Rudyard Kipling is without doubt the greatest of living short-story writers, though in interest his later fiction does not equal his productions of the early nineties. His journalistic work drilled him in compression; his precocious intuitions and personal experience of life in India opened up a fresh and fascinating field; his genius taught him how to tell his stories with unfailing variety, a robust humor, and an understanding of the human heart quite uncanny in one so young. In style, he is a master of the unexpected; in narration, he is by turns deliberate and swift; in atmospheric painting, he transports us to real places, wherein real folk do real things.
Tell them first of those things that thou hast seen and they have seen together. Thus their knowledge will piece out thy imperfections. Tell them of what thou alone hast seen, then what thou hast heard, and since they be children tell them of battles and kings, horses, devils, elephants, and angels, but omit not to tell them of love and such like. All the earth is full of tales to him who listens and does not drive away the poor from his door. The poor are the best of tale-tellers; for they must lay their ear to the ground every night.—Rudyard Kipling, Preface to Life’s Handicap.
The tremulous passion of Ameera, her hopes, her fears, and her agonies of disappointment, combine to form by far the most tender page which Mr. Kipling has written.—Edmund Gosse, Questions at Issue.
... The truly appreciative reader should surely have no quarrel with the primitive element in Mr. Kipling’s subject-matter, or with what, for want of a better name, I may call his love of low life. What is that but essentially a part of his freshness? And for what part of his freshness are we exactly more thankful than for just this smart jostle that he gives the old stupid superstition that the amiability of a story-teller is the amiability of the people he represents—that their vulgarity, or depravity, or gentility, or fatuity are tantamount to the same qualities in the painter himself?—Henry James, Introduction to Works.
It was not until “Without Benefit of Clergy” that he came to his full strength in pathetic prose. The history of Ameera is one of the triumphs of the short story. Its characterization is vivid; its progress direct and poignant. I do not wish even for an instant to seem to cheapen one of the most touching and beautiful stories in the world when I call it journalism. But the voice of the desolate mother breaking into the nursery rime of the wicked crow,
“And the wild plums grow in the jungle, only a penny a pound,
Only a penny a pound, baba—only—,”
and every pathetic moment, is chosen by an inspired sense for what would most feelingly grasp the interest of the reader. This is high art, with intense feeling behind it—otherwise it would not be so excellent. But it is also good journalism.—Henry Seidel Canby, The Short-Story in English.

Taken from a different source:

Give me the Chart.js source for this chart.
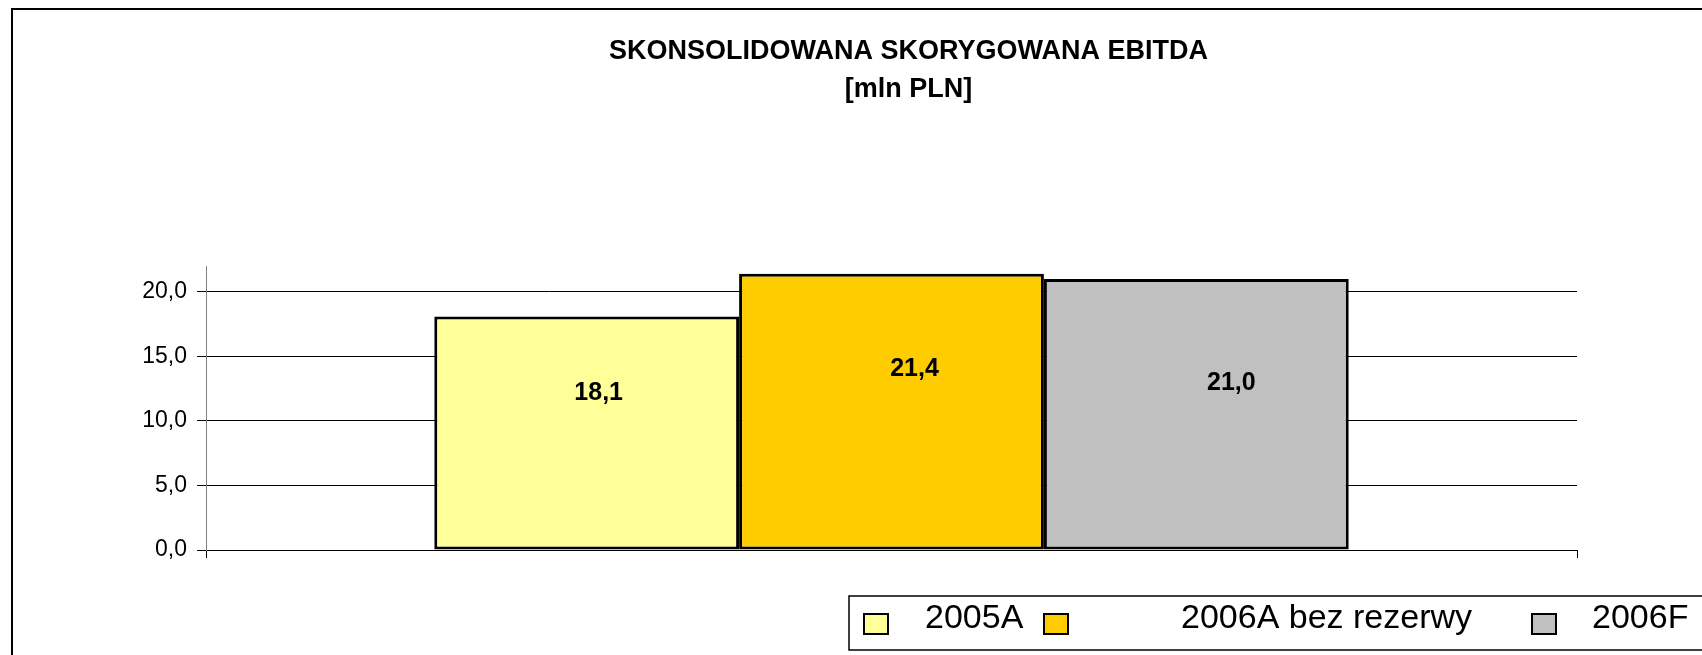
<!DOCTYPE html>
<html>
<head>
<meta charset="utf-8">
<script src="https://cdn.jsdelivr.net/npm/chart.js@4/dist/chart.umd.min.js"></script>
<style>
    html, body { margin: 0; padding: 0; background: #fff; overflow: hidden; }
    #frame {
        position: absolute; left: 11px; top: 8px;
        border-top: 2px solid #000; border-left: 2px solid #000;
        width: 1791px; height: 700px;
    }
    #ebitdaChart { display: block; }
</style>
</head>
<body>
<div id="frame"><canvas id="ebitdaChart" width="1791" height="700"></canvas></div>
<script>
// --- Data ---
const categories = [''];
const seriesNames = ['2005A', '2006A bez rezerwy', '2006F'];
const seriesValues = [18.1, 21.4, 21.0];
const seriesColors = ['#FFFF99', '#FFCC00', '#C0C0C0'];
const titleLines = ['SKONSOLIDOWANA SKORYGOWANA EBITDA', '[mln PLN]'];
const yMax = 22;
const yStep = 5;

const FONT = '"Liberation Sans", Arial, sans-serif';
const fmt = v => v.toFixed(1).replace('.', ',');

// value labels inside the bars (the original ones were nudged by hand)
const valueLabels = {
    id: 'valueLabels',
    afterDatasetsDraw(chart) {
        const ctx = chart.ctx;
        const nudge = [[12, 0], [23, -3], [35, 9]];
        ctx.save();
        ctx.font = 'bold 25px ' + FONT;
        ctx.fillStyle = '#000';
        ctx.textAlign = 'center';
        ctx.textBaseline = 'middle';
        chart.data.datasets.forEach((ds, i) => {
            const bar = chart.getDatasetMeta(i).data[0];
            const [dx, dy] = nudge[i] || [0, 0];
            ctx.fillText(fmt(ds.data[0]), bar.x + dx, (bar.y + bar.base) / 2 - 40 + dy);
        });
        ctx.restore();
    }
};

// legend box at the bottom, as in the original spreadsheet chart
const boxLegend = {
    id: 'boxLegend',
    afterDraw(chart) {
        const ctx = chart.ctx;
        const squareX = [851, 1031, 1519];
        const textX = [912, 1168, 1579];
        ctx.save();
        ctx.strokeStyle = '#000';
        ctx.lineWidth = 1.5;
        ctx.strokeRect(836, 586, 1000, 54);
        ctx.font = '34px ' + FONT;
        ctx.textBaseline = 'middle';
        ctx.textAlign = 'left';
        chart.data.datasets.forEach((ds, i) => {
            ctx.fillStyle = ds.backgroundColor;
            ctx.fillRect(squareX[i], 604, 24, 20);
            ctx.lineWidth = 2;
            ctx.strokeRect(squareX[i], 604, 24, 20);
            ctx.fillStyle = '#000';
            ctx.fillText(ds.label, textX[i], 609);
        });
        ctx.restore();
    }
};

const ctx = document.getElementById('ebitdaChart').getContext('2d');
new Chart(ctx, {
    type: 'bar',
    data: {
        labels: categories,
        datasets: seriesNames.map((name, i) => ({
            label: name,
            data: [seriesValues[i]],
            backgroundColor: seriesColors[i],
            borderColor: '#000',
            borderWidth: 3,
            borderSkipped: false,
            categoryPercentage: 0.667,
            barPercentage: 1.0
        }))
    },
    options: {
        responsive: false,
        animation: false,
        layout: { padding: { left: 0, right: 0, top: 0, bottom: 140 } },
        plugins: {
            legend: { display: false },
            tooltip: { enabled: false },
            title: {
                display: true,
                text: titleLines,
                color: '#000',
                font: { family: FONT, size: 27, weight: 'bold', lineHeight: 1.39 },
                padding: { top: 23, bottom: 158 }
            }
        },
        scales: {
            x: {
                ticks: { display: false },
                grid: { drawOnChartArea: false, drawTicks: true, tickLength: 8, color: '#000', offset: true },
                border: { display: true, color: '#000', width: 1 },
                afterFit: s => { s.height = 20; }
            },
            y: {
                min: 0,
                max: yMax,
                ticks: {
                    stepSize: yStep,
                    padding: 10,
                    color: '#000',
                    font: { family: FONT, size: 23 },
                    callback: v => fmt(v)
                },
                afterBuildTicks: s => { s.ticks = s.ticks.filter(t => t.value % yStep === 0); },
                grid: { color: '#000', lineWidth: 1, drawTicks: true, tickLength: 9 },
                border: { display: true, color: '#808080', width: 1 },
                afterFit: s => { s.width = 193; }
            },
            // empty spacer on the right so the title stays centred on the whole frame
            y2: {
                type: 'linear',
                position: 'right',
                ticks: { display: false },
                grid: { display: false },
                border: { display: false },
                afterFit: s => { s.width = 227; }
            }
        }
    },
    plugins: [valueLabels, boxLegend]
});
</script>
</body>
</html>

For Mr. Kipling to write a story without some firm human touch, however slight, would be impossible.... In his effects Mr. Kipling is usually photographic (“cinematographic” is better), but his methods are almost invariably, for want of a better word, “artistic.” I mean that whereas the principle of selection, which is a vital principle of art, can operate but little in photography, it is seen to be remarkably active in all Mr. Kipling’s best work. His stories, so to speak, represent the epigram of action, the epigram of a given situation.... It is from the lives of such Englishmen ... that Mr. Kipling has gathered so many of his vivid anecdotes. A great number of them ... are the lesser lights and darks contributing to such more serious elements of the general picture as “At the End of the Passage,” “Without Benefit of Clergy,” “In Flood Time,” “The Man Who Was,” behind which looms vast in the background the image of that old Sphinx of the Plains complete in mystery as no other writer has ever been able to suggest her.... Also he had written at least one love-story (“Without Benefit of Clergy”) that broke one’s heart.... For all the humour and buoyancy of his writings, Mr. Kipling is at heart a pessimist, and, perhaps, his sincerest expression of opinion in regard to the government of the universe is contained in the fierce Omarian exclamation of Holden in “Without Benefit of Clergy,” addressed to no one in particular, but evidently meant to reach far up into the skies: “O you brute! You utter brute!” So Omar bade Allah “man’s forgiveness give and take.”—Richard Le Gallienne, Rudyard Kipling: A Criticism.